What You Also May Want To Know
Does a trustee have to pay taxes on their compensation?
Yes. Trustee fees are ordinary income and must be reported on the trustee's personal tax return. The trust deducts the fees as administration expenses on Form 1041, so the income is taxed once — at the trustee's individual rate, not the trust's compressed rate.
Can a trustee take a fee without beneficiary approval?
If the trust document or state law authorizes compensation, the trustee does not need prior beneficiary approval for routine fees. However, the trustee must disclose all compensation in the annual accounting provided to beneficiaries, who can then challenge unreasonable fees in court.

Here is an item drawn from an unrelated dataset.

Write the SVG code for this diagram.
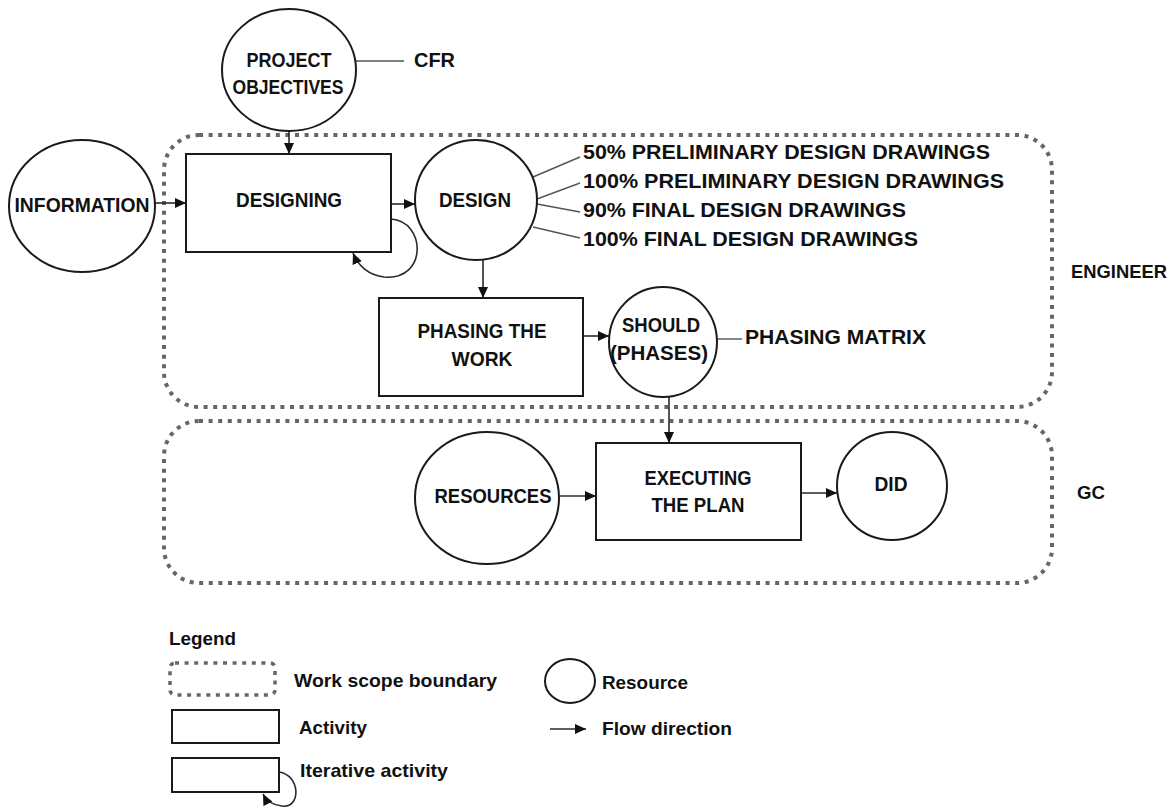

Can beneficiaries reduce a trustee's compensation?
Beneficiaries can petition a probate court to review and reduce trustee compensation they believe is excessive. Courts assess whether the amount reflects actual work, required skill, and prevailing rates for similar services in the same geographic market.
What happens if the trust document says the trustee receives no compensation?
If the trust explicitly waives compensation, the trustee serves without pay unless the document or a court order later modifies the no-fee provision. Requesting a court modification is possible but adds expense and delay.
Is trustee compensation the same as a trustee's discretionary distribution to themselves?
No. Compensation is a fee for services that must be reasonable and documented. A discretionary distribution is a trust payment to a beneficiary made in the trustee's discretion. A trustee who is also a beneficiary must carefully distinguish between the two and follow the trust document's terms precisely for each.